Salı, Aralık 6

dil olayı

Bir gün –bir kaç ay önce- Ankara’dan İstanbul’a dönerken  Güney Ekspresiyle dönmeyi tercih ettim. Her ne kadar rötarlı ve bu yüzden çoğu insan için sinir bozucu bi etkinlik olsa da ucuz trene binmek, ben seviyorum. Hayatım boyunca kendimi hiç acelem varmış gibi hissedemedim belki bununla ilgilidir. Bir de o yolda olmak olayı hoş birşey. Tren 50-60 km ayarında bi hızla gidiyordu ki beklenen o an geldi. Tren durdu. Ben de aşağıya indim bir süre sonra. Sonra çok yakışıklı –evet yakışıklı olması önemsiz de olsa bunu belirtmeden edemezdim!-   bir adamla -i looked at you, you looked at me- olayı yaşadık. (bak burada doors’a atıf yapıyorum, evet çok acayip gönderme yaparım) Yanındaki olgun adam -40-50 yaşlarında saçları beyazlamış genel bir tip vardır ya, öyle bir adam işte- sayesinde insanlarla sosyalleşiyordu. Fransızca biliyormuş, İngilizce bilmiyormuş falan. Tabii ki tren hareket edene kadar yapacak başka birşey olmadığı için yarı İngilizce yarı Türkçe bir şekilde sosyalleşmeyi seçtik. O da sosyoloji okumuş, müzik sosyolojisi üstüne yüksek lisans yapmış, şimdi doktorasını yapıyormuş falan. Oha ben de! ... Ben de! ... Ben de! Olayını sanırım kimseyle bu kadar sık yaşamadım. Yolculuğun geri kalanında vagonların arasında mızıka çaldık –o da çalıyormuş-, 3 top çevirdik, ‘deconstruction’  ve o tarz post modernizmalar üstüne konuştuk. İkimiz de kendi dilimizde konuşmuyor olmamamıza rağmen çoğunlukla anladık, veya anlam yakınımızda bir yerdeydi.
Mektup arkadaşı olmaya karar verdik ve ekimin sonuna doğru mektubu elime geçti.

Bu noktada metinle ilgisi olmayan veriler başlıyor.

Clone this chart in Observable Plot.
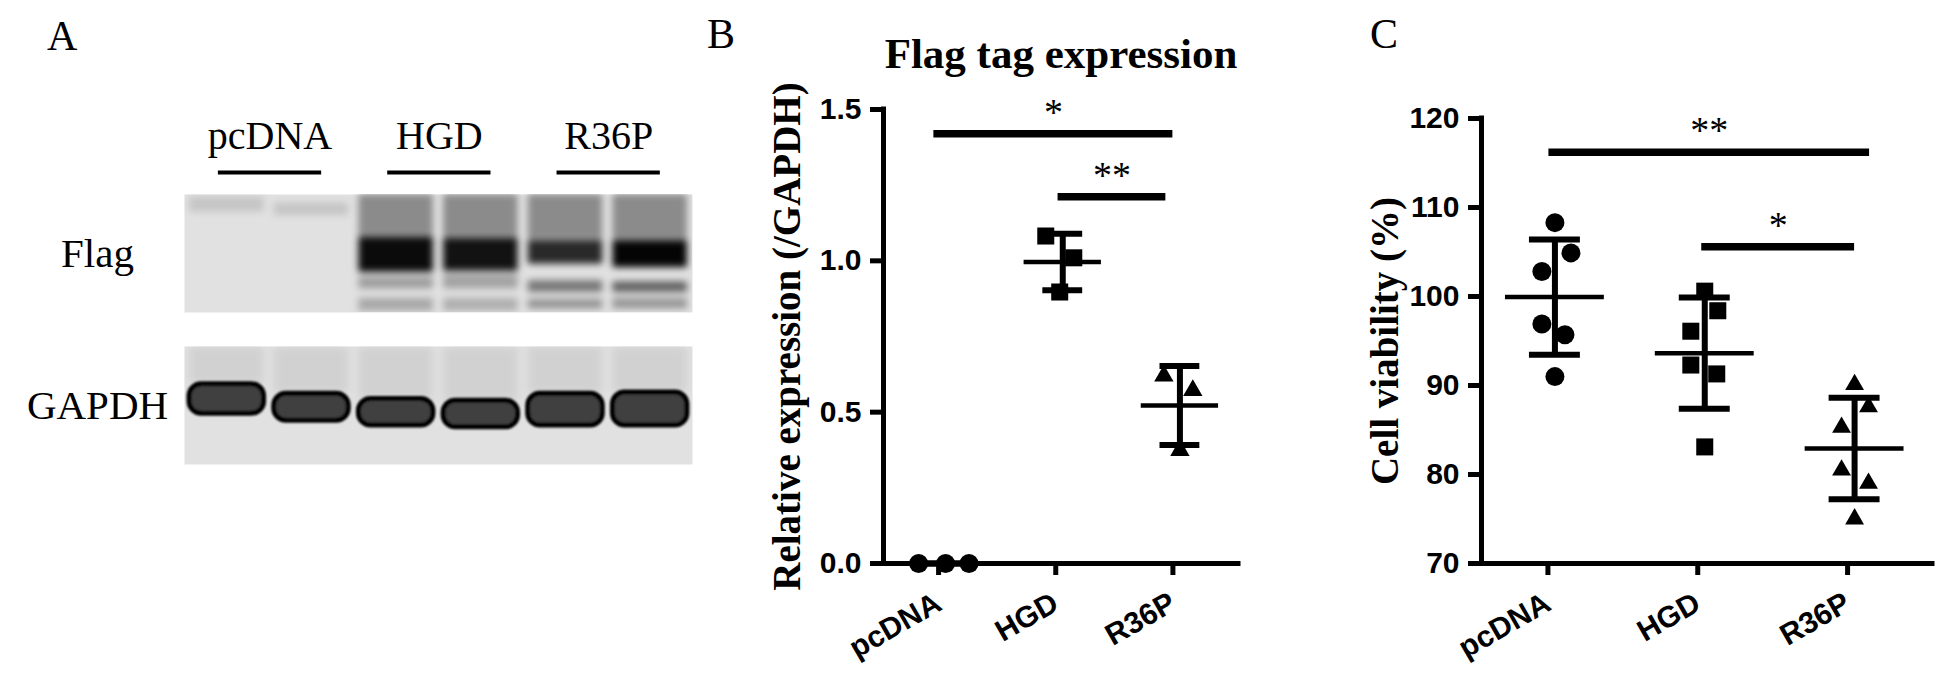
<!DOCTYPE html>
<html>
<head>
<meta charset="utf-8">
<script src="https://cdn.jsdelivr.net/npm/d3@7"></script>
<script src="https://cdn.jsdelivr.net/npm/@observablehq/plot@0.6"></script>
<style>
  body { margin: 0; background: #fff; }
  #fig { position: relative; width: 1952px; height: 685px; overflow: hidden; background: #fff; }
  .panel { position: absolute; top: 0; }
  .plab { position: absolute; font-family: "Liberation Serif", "Times New Roman", serif; font-size: 42px; line-height: 1; color: #000; }
</style>
</head>
<body>
<div id="fig"></div>
<script>
// ---------------- data ----------------
const groups = ["pcDNA", "HGD", "R36P"];

// Panel A: western blot (lane numbers, relative migration 0 = top of strip .. 1 = bottom, band density 0..1)
const blotRows = ["Flag", "GAPDH"];
const laneGroupNames = ["pcDNA", "HGD", "R36P"];
const laneGroupFirst = [1, 3, 5];
const laneGroupLast = [2, 4, 6];

const flagLane    = [1,    2,    3,    3,    3,    3,    4,    4,    4,    4,    5,    5,    5,    5,    6,    6,    6,    6];
const flagTop     = [0.02, 0.07, 0.00, 0.36, 0.70, 0.88, 0.00, 0.37, 0.68, 0.88, 0.00, 0.39, 0.73, 0.89, 0.00, 0.39, 0.74, 0.88];
const flagBottom  = [0.15, 0.18, 0.35, 0.66, 0.80, 0.99, 0.36, 0.65, 0.80, 0.99, 0.38, 0.59, 0.83, 0.97, 0.38, 0.62, 0.83, 0.97];
const flagDensity = [0.12, 0.12, 0.38, 0.95, 0.30, 0.25, 0.38, 0.92, 0.28, 0.22, 0.38, 0.82, 0.47, 0.35, 0.38, 0.98, 0.57, 0.33];

const gapdhLane   = [1,    2,    3,     4,     5,    6];
const gapdhTop    = [0.32, 0.40, 0.445, 0.46,  0.40, 0.39];
const gapdhBottom = [0.57, 0.63, 0.67,  0.685, 0.67, 0.67];

// Panel B: Flag tag expression (relative to GAPDH)
const bGroup  = ["pcDNA", "pcDNA", "pcDNA", "HGD", "HGD", "HGD", "R36P", "R36P", "R36P"];
const bValue  = [0, 0, 0, 1.082, 1.010, 0.897, 0.620, 0.572, 0.374];
const bJitter = [-0.23, 0, 0.20, -0.145, 0.094, -0.026, -0.137, 0.11, 0];
const bCompX1 = [-0.10, 0.96];
const bCompX2 = [1.94, 1.88];
const bCompY  = [1.42, 1.212];
const bCompLabel = ["*", "**"];

// Panel C: cell viability (%)
const cGroup  = ["pcDNA","pcDNA","pcDNA","pcDNA","pcDNA","pcDNA","HGD","HGD","HGD","HGD","HGD","HGD","R36P","R36P","R36P","R36P","R36P","R36P"];
const cValue  = [108.3, 104.9, 102.8, 96.9, 95.7, 91.0, 100.6, 98.4, 96.1, 92.3, 91.3, 83.1, 90.1, 87.6, 85.3, 80.5, 79.0, 75.0];
const cJitter = [0, 0.107, -0.087, -0.087, 0.067, 0, 0, 0.087, -0.093, -0.093, 0.08, 0, 0, 0.093, -0.087, -0.087, 0.093, 0];
const cCompX1 = [-0.04, 0.98];
const cCompX2 = [2.10, 2.00];
const cCompY  = [116.2, 105.6];
const cCompLabel = ["**", "*"];

// ---------------- helpers ----------------
const SERIF = "'Liberation Serif', 'Times New Roman', serif";
const SANS = "'Liberation Sans', Arial, sans-serif";
const fig = document.getElementById("fig");

function place(node, left, width) {
  const d = document.createElement("div");
  d.className = "panel";
  d.style.left = left + "px";
  d.style.width = width + "px";
  d.appendChild(node);
  fig.appendChild(d);
}
function panelLabel(text, left, top) {
  const d = document.createElement("div");
  d.className = "plab";
  d.textContent = text;
  d.style.left = left + "px";
  d.style.top = top + "px";
  fig.appendChild(d);
}
// blur every mark group of the svg whose constant fill is the given colour
function blurByFill(svg, fill, sd, name) {
  const NS = "http://www.w3.org/2000/svg";
  const id = "blur-" + name;
  let defs = svg.querySelector(":scope > defs");
  if (!defs) { defs = document.createElementNS(NS, "defs"); svg.insertBefore(defs, svg.firstChild); }
  const filter = document.createElementNS(NS, "filter");
  filter.setAttribute("id", id);
  filter.setAttribute("x", "-30%"); filter.setAttribute("y", "-30%");
  filter.setAttribute("width", "160%"); filter.setAttribute("height", "160%");
  const fe = document.createElementNS(NS, "feGaussianBlur");
  fe.setAttribute("stdDeviation", sd);
  filter.appendChild(fe);
  defs.appendChild(filter);
  svg.querySelectorAll(`g[fill="${fill}"]`).forEach(g => g.setAttribute("filter", `url(#${id})`));
}

// ---------------- Panel A ----------------
const laneGroups = laneGroupNames.map((name, i) => ({name, first: laneGroupFirst[i], last: laneGroupLast[i]}));
const flagBands = flagLane.map((lane, i) => ({lane, top: flagTop[i], bottom: flagBottom[i], density: flagDensity[i]}));
const gapdhBands = gapdhLane.map((lane, i) => ({lane, top: gapdhTop[i], bottom: gapdhBottom[i]}));
const half = 0.44;

const plotA = Plot.plot({
  width: 700, height: 480,
  marginLeft: 184, marginRight: 8, marginTop: 194, marginBottom: 16,
  x: {domain: [0.5, 6.5], axis: null},
  y: {domain: [0, 1], reverse: true, axis: null},
  fy: {domain: blotRows, paddingInner: 0.224, paddingOuter: 0, axis: null},
  style: {background: "transparent", overflow: "visible", fontFamily: SERIF, color: "#000"},
  marks: [
    Plot.frame({fill: "#e1e1e1", stroke: "none"}),
    Plot.rect(gapdhBands, {fy: () => "GAPDH", x1: d => d.lane - half, x2: d => d.lane + half, y1: 0, y2: "top",
      fill: "#020202", fillOpacity: 0.07, clip: "frame"}),
    Plot.rect(flagBands, {fy: () => "Flag", x1: d => d.lane - half, x2: d => d.lane + half, y1: "top", y2: "bottom",
      fill: "#010101", fillOpacity: "density", clip: "frame"}),
    Plot.rect(gapdhBands, {fy: () => "GAPDH", x1: d => d.lane - half, x2: d => d.lane + half, y1: "top", y2: "bottom",
      fill: "#404040", stroke: "#000", strokeWidth: 5, rx: 12}),
    Plot.text(blotRows, {fy: d => d, text: d => d, frameAnchor: "left", dx: -87, textAnchor: "middle",
      fontSize: 41, fontFamily: SERIF}),
    Plot.ruleY(laneGroups, {fy: () => "Flag", y: 0, x1: d => d.first - 0.1, x2: d => d.last + 0.12, dy: -22, strokeWidth: 4}),
    Plot.text(laneGroups, {fy: () => "Flag", y: 0, x: d => (d.first + d.last) / 2 + 0.01, text: "name", lineAnchor: "bottom",
      dy: -46, fontSize: 40, fontFamily: SERIF})
  ]
});
blurByFill(plotA, "#010101", 3.8, "flag");
blurByFill(plotA, "#020202", 4, "smear");
blurByFill(plotA, "#404040", 1.2, "gapdh");
place(plotA, 0, 700);

// ---------------- scatter panels ----------------
function scatterPanel({points, comps, xDomain, yDomain, yTicks, yFormat, yTitle, title, width, height, margins, rTri}) {
  const summary = groups.map((g, i) => {
    const v = points.filter(d => d.group === g).map(d => d.value);
    const m = d3.mean(v), s = d3.deviation(v);
    return {i, mean: m, lo: m - s, hi: m + s};
  });
  const gi = d => groups.indexOf(d.group);
  const sym = ["circle", "square", "triangle"];
  const rad = [9.5, 9.6, rTri];
  const marks = [
    Plot.ruleX([xDomain[0]], {strokeWidth: 5, strokeLinecap: "square"}),
    Plot.ruleY([yDomain[0]], {strokeWidth: 5, strokeLinecap: "square"}),
    Plot.axisY({ticks: yTicks, tickFormat: yFormat, tickSize: 13, tickPadding: 9, fontSize: 30, fontWeight: "bold",
      fontFamily: SANS, strokeWidth: 5, label: null}),
    Plot.axisX({ticks: [0, 1, 2], tickFormat: i => groups[i], tickRotate: -30, tickSize: 12, tickPadding: 25,
      fontSize: 30, fontWeight: "bold", fontFamily: SANS, strokeWidth: 5, label: null, dx: -7}),
    ...groups.map((g, k) => Plot.dot(points.filter(d => d.group === g), {
      x: d => gi(d) + d.jitter, y: "value", symbol: sym[k], r: rad[k], fill: "#000", stroke: "none"})),
    Plot.ruleY(summary, {x1: d => d.i - 0.33, x2: d => d.i + 0.33, y: "mean", strokeWidth: 4.5}),
    Plot.ruleX(summary, {x: "i", y1: "lo", y2: "hi", strokeWidth: 6}),
    Plot.ruleY(summary, {x1: d => d.i - 0.17, x2: d => d.i + 0.17, y: "lo", strokeWidth: 6}),
    Plot.ruleY(summary, {x1: d => d.i - 0.17, x2: d => d.i + 0.17, y: "hi", strokeWidth: 6}),
    Plot.ruleY(comps, {x1: "x1", x2: "x2", y: "y", strokeWidth: 7.5}),
    Plot.text(comps, {x: d => (d.x1 + d.x2) / 2, y: "y", text: "label", dy: -21, fontSize: 38, fontFamily: SERIF}),
    Plot.text([yTitle], {frameAnchor: "left", textAnchor: "middle", rotate: -90, dx: -96, fontSize: 39, fontWeight: "bold", fontFamily: SERIF})
  ];
  if (title) marks.push(Plot.text([title], {frameAnchor: "top", textAnchor: "middle", dy: -72, fontSize: 43, fontWeight: "bold", fontFamily: SERIF}));
  return Plot.plot({
    width, height, ...margins,
    x: {domain: xDomain},
    y: {domain: yDomain},
    style: {background: "transparent", overflow: "visible", fontFamily: SANS, color: "#000"},
    marks
  });
}

const pointsB = bValue.map((value, i) => ({group: bGroup[i], value, jitter: bJitter[i]}));
const compsB = bCompY.map((y, i) => ({x1: bCompX1[i], x2: bCompX2[i], y, label: bCompLabel[i]}));
const plotB = scatterPanel({
  points: pointsB, comps: compsB,
  xDomain: [-0.53, 2.5], yDomain: [0, 1.5], yTicks: [0, 0.5, 1, 1.5], yFormat: d3.format(".1f"),
  yTitle: "Relative expression (/GAPDH)", title: "Flag tag expression",
  width: 560, height: 685, margins: {marginLeft: 183, marginRight: 22, marginTop: 109, marginBottom: 122}, rTri: 7.2
});
place(plotB, 700, 560);

const pointsC = cValue.map((value, i) => ({group: cGroup[i], value, jitter: cJitter[i]}));
const compsC = cCompY.map((y, i) => ({x1: cCompX1[i], x2: cCompX2[i], y, label: cCompLabel[i]}));
const plotC = scatterPanel({
  points: pointsC, comps: compsC,
  xDomain: [-0.49, 2.52], yDomain: [70, 120], yTicks: [70, 80, 90, 100, 110, 120], yFormat: d => String(d),
  yTitle: "Cell viability (%)", title: null,
  width: 652, height: 685, margins: {marginLeft: 181, marginRight: 20, marginTop: 118, marginBottom: 122}, rTri: 7.0
});
place(plotC, 1300, 652);

panelLabel("A", 47, 15);
panelLabel("B", 707, 13);
panelLabel("C", 1370, 13);
</script>
</body>
</html>
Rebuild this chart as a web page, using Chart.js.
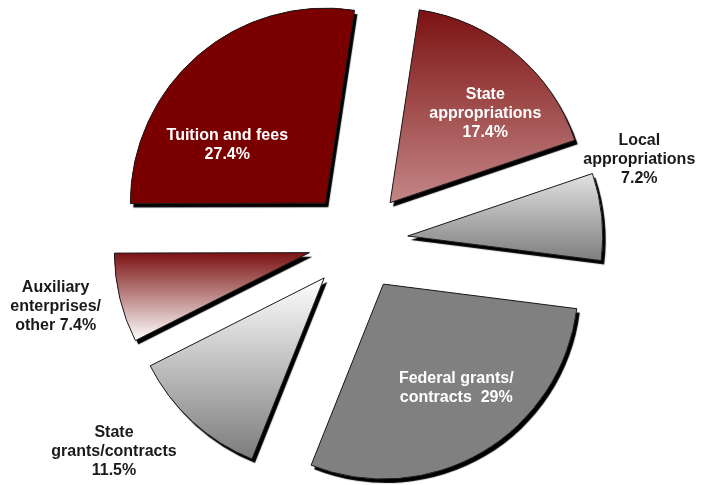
<!DOCTYPE html>
<html>
<head>
<meta charset="utf-8">
<title>Revenue sources</title>
<script src="https://cdn.jsdelivr.net/npm/chart.js@4.4.0/dist/chart.umd.min.js"></script>
<style>
  html, body { margin: 0; padding: 0; background: #fff; }
</style>
</head>
<body>
<canvas id="revenue-chart" width="704" height="485"></canvas>
<script>
// slices, clockwise from just right of 12 o'clock
const CATEGORIES = [
  "State appropriations",
  "Local appropriations",
  "Federal grants/contracts",
  "State grants/contracts",
  "Auxiliary enterprises/other",
  "Tuition and fees",
];
const SHARES = [17.4, 7.2, 29, 11.5, 7.4, 27.4];
// label text, "%v" is replaced by the share
const LABEL_LINES = [
  ["State", "appropriations", "%v%"],
  ["Local", "appropriations", "%v%"],
  ["Federal grants/", "contracts  %v%"],
  ["State", "grants/contracts", "%v%"],
  ["Auxiliary", "enterprises/", "other %v%"],
  ["Tuition and fees", "%v%"],
];

// styling
const TOP_COLORS = ["#7c1212", "#e2e2e2", "#808080", "#ffffff", "#7c1212", "#7a0000"];
const BOTTOM_COLORS = ["#c48686", "#7e7e7e", "#808080", "#7c7c7c", "#ffffff", "#7a0000"];
const EXPLODE = 50;
// label placement: shift from slice mid angle (deg) and distance as share of radius
const LABEL_ANGLE = [6.8, -12.5, -4.6, 7.9, 1.5, -18.5];
const LABEL_DIST = [0.67, 1.25, 0.65, 1.40, 1.33, 0.585];

class ExplodedArc extends Chart.ArcElement {
  draw(ctx) {
    const mid = (this.startAngle + this.endAngle) / 2;
    ctx.save();
    ctx.translate(Math.cos(mid) * EXPLODE, Math.sin(mid) * EXPLODE);

    // shadow pass, fill only
    const bw = this.options.borderWidth;
    ctx.save();
    ctx.shadowColor = "#000";
    ctx.shadowOffsetX = 3;
    ctx.shadowOffsetY = 4;
    ctx.shadowBlur = 1;
    this.options.borderWidth = 0;
    super.draw(ctx);
    this.options.borderWidth = bw;
    ctx.restore();

    super.draw(ctx);
    ctx.restore();
  }
}
ExplodedArc.id = "explodedArc";

class ExplodedPieController extends Chart.PieController {}
ExplodedPieController.id = "explodedPie";
ExplodedPieController.defaults = { dataElementType: "explodedArc" };

Chart.register(ExplodedArc, ExplodedPieController);

const pieStyle = {
  id: "pieStyle",
  beforeDatasetsDraw(chart) {
    const ctx = chart.ctx;
    chart.getDatasetMeta(0).data.forEach((arc, i) => {
      // gradient over the slice height (slice is drawn in shifted space)
      let top = arc.y, bottom = arc.y;
      for (let k = 0; k <= 40; k++) {
        const a = arc.startAngle + (arc.endAngle - arc.startAngle) * k / 40;
        const y = arc.y + Math.sin(a) * arc.outerRadius;
        top = Math.min(top, y);
        bottom = Math.max(bottom, y);
      }
      const g = ctx.createLinearGradient(0, top, 0, bottom);
      g.addColorStop(0, TOP_COLORS[i]);
      g.addColorStop(1, BOTTOM_COLORS[i]);
      arc.options.backgroundColor = g;
    });
  },
  afterDatasetsDraw(chart) {
    const ctx = chart.ctx;
    ctx.save();
    ctx.font = "bold 16px 'Liberation Sans', Arial, sans-serif";
    ctx.textAlign = "center";
    ctx.textBaseline = "middle";
    const lineHeight = 19;
    chart.getDatasetMeta(0).data.forEach((arc, i) => {
      const mid = (arc.startAngle + arc.endAngle) / 2;
      const a = mid + LABEL_ANGLE[i] * Math.PI / 180;
      const r = arc.outerRadius * LABEL_DIST[i];
      const cx = arc.x + Math.cos(mid) * EXPLODE + Math.cos(a) * r;
      const cy = arc.y + Math.sin(mid) * EXPLODE + Math.sin(a) * r;
      const lines = LABEL_LINES[i].map((s) => s.replace("%v", SHARES[i]));
      ctx.fillStyle = LABEL_DIST[i] < 1 ? "#ffffff" : "#1a1a1a";
      lines.forEach((line, k) => {
        ctx.fillText(line, cx, cy + (k - (lines.length - 1) / 2) * lineHeight);
      });
    });
    ctx.restore();
  },
};

function createChart(ctx) {
  return new Chart(ctx, {
    type: "explodedPie",
    data: {
      labels: CATEGORIES,
      datasets: [
        {
          data: SHARES,
          backgroundColor: TOP_COLORS.slice(),
          borderColor: "#1a1a1a",
          borderWidth: 1,
          radius: 195,
        },
      ],
    },
    options: {
      responsive: false,
      animation: false,
      rotation: 8.6,
      layout: { padding: { left: 12, right: 0, top: 0, bottom: 3 } },
      plugins: {
        legend: { display: false },
        tooltip: { enabled: false },
      },
    },
    plugins: [pieStyle],
  });
}

createChart(document.getElementById("revenue-chart").getContext("2d"));
</script>
</body>
</html>
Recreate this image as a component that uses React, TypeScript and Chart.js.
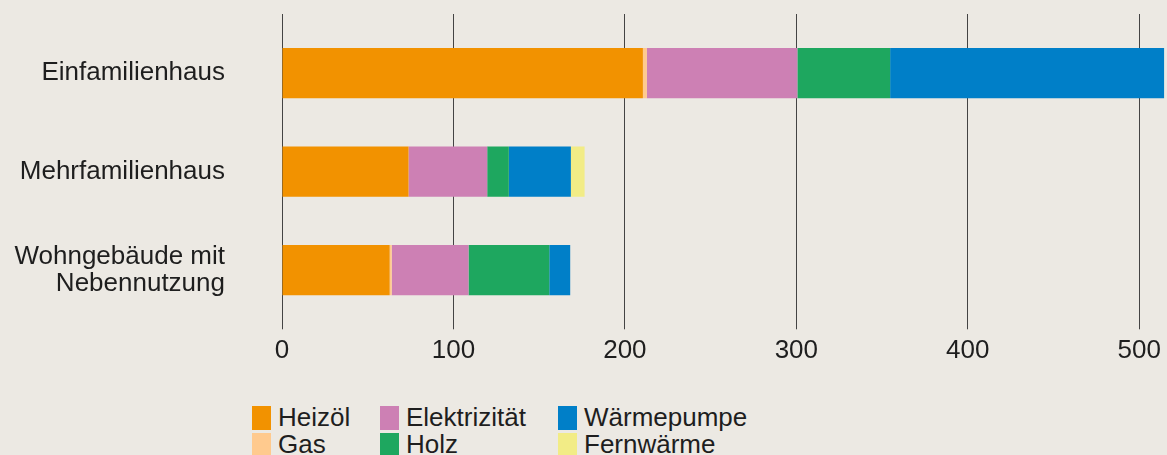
import React, { useEffect, useRef } from 'react';
import { Chart, registerables } from 'chart.js';

Chart.register(...registerables);

const categories: (string | string[])[] = [
  'Einfamilienhaus',
  'Mehrfamilienhaus',
  ['Wohngebäude mit', 'Nebennutzung'],
];
const seriesNames = ['Heizöl', 'Gas', 'Elektrizität', 'Holz', 'Wärmepumpe', 'Fernwärme'];
const heizoel = [210.5, 73.8, 62.8];
const gas = [2.3, 0, 1.2];
const elektrizitaet = [87.8, 45.9, 44.8];
const holz = [54.1, 12.6, 47.1];
const waermepumpe = [190, 36.2, 12.2];
const fernwaerme = [0, 8.0, 0];
const seriesColors = ['#F29200', '#FFCA8E', '#CD80B4', '#1EA75F', '#007FC8', '#F2EC86'];
const xMin = 0;
const xMax = 514.5;
const xStep = 100;

const BG = '#ECE9E3';
const TEXT = '#1e1e1e';
const GRID = '#444444';
const FONT = "'Liberation Sans', Arial, Helvetica, sans-serif";

export default function App() {
  const canvasRef = useRef<HTMLCanvasElement | null>(null);

  useEffect(() => {
    if (!canvasRef.current) return;
    const seriesValues = [heizoel, gas, elektrizitaet, holz, waermepumpe, fernwaerme];
    const chart = new Chart(canvasRef.current, {
      type: 'bar',
      data: {
        labels: categories as any,
        datasets: seriesNames.map((name, i) => ({
          label: name,
          data: seriesValues[i],
          backgroundColor: seriesColors[i],
          borderWidth: 0,
          categoryPercentage: 1,
          barPercentage: 0.51,
          xAxisID: 'x',
          yAxisID: 'y',
        })),
      },
      options: {
        indexAxis: 'y',
        animation: false,
        responsive: true,
        maintainAspectRatio: false,
        layout: { padding: { top: 14, bottom: 7.5, left: 0, right: 0 } },
        plugins: {
          legend: { display: false },
          tooltip: { enabled: false },
        },
        scales: {
          x: {
            type: 'linear',
            position: 'bottom',
            stacked: true,
            min: xMin,
            max: xMax,
            border: { display: false },
            grid: { color: GRID, lineWidth: 1, tickLength: 10, drawTicks: true },
            ticks: {
              stepSize: xStep,
              includeBounds: false,
              color: TEXT,
              padding: 6,
              font: { family: FONT, size: 26, lineHeight: 1.2 },
            },
          },
          x2: {
            type: 'linear',
            position: 'top',
            min: xMin,
            max: xMax,
            border: { display: false },
            grid: { color: GRID, lineWidth: 1, tickLength: 10, drawTicks: true, drawOnChartArea: false },
            ticks: { stepSize: xStep, includeBounds: false, display: false },
          },
          y: {
            type: 'category',
            stacked: true,
            offset: true,
            border: { display: false },
            grid: { display: false, drawTicks: false },
            ticks: {
              color: TEXT,
              padding: 57,
              font: { family: FONT, size: 26, lineHeight: 1.04 },
            },
            afterFit: (scale: any) => {
              scale.width = 282;
              scale.paddingTop = 0;
              scale.paddingBottom = 0;
            },
          },
        },
      } as any,
    });
    return () => chart.destroy();
  }, []);

  const colX = [252, 380, 558];
  const rowY = [404, 431];

  return (
    <div
      style={{
        position: 'fixed',
        left: 0,
        top: 0,
        width: 1167,
        height: 455,
        background: BG,
        overflow: 'hidden',
        fontFamily: FONT,
      }}
    >
      <div style={{ position: 'absolute', left: 0, top: 0, width: 1167, height: 380 }}>
        <canvas ref={canvasRef} />
      </div>
      {seriesNames.map((name, i) => {
        const col = Math.floor(i / 2);
        const row = i % 2;
        return (
          <div
            key={name}
            style={{
              position: 'absolute',
              left: colX[col],
              top: rowY[row],
              height: 27,
              lineHeight: '27px',
              fontSize: 26,
              color: TEXT,
              whiteSpace: 'nowrap',
            }}
          >
            <span
              style={{
                position: 'absolute',
                left: 0,
                top: 2,
                width: 19,
                height: 24,
                background: seriesColors[i],
              }}
            />
            <span style={{ position: 'absolute', left: 26, top: 0 }}>{name}</span>
          </div>
        );
      })}
    </div>
  );
}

Ben hala mektup yollayamadım bu konuda biraz suçlu hissediyorum aslında ama bir yandan da hala acelem varmış gibi hissetmiyorum hehe. Ama asıl olay şu ki, hep başka bir dilde anlaşmanın mümkün olmadığını, imkansızlığını falan savunurdum. Ama Luc’le tanıştıktan sonra eğer ortada ortak birşeyler varsa bunun değişebileceğini deneyimleyerek, o biraz fanatikliğe kaçan yargımdan uzaklaştım.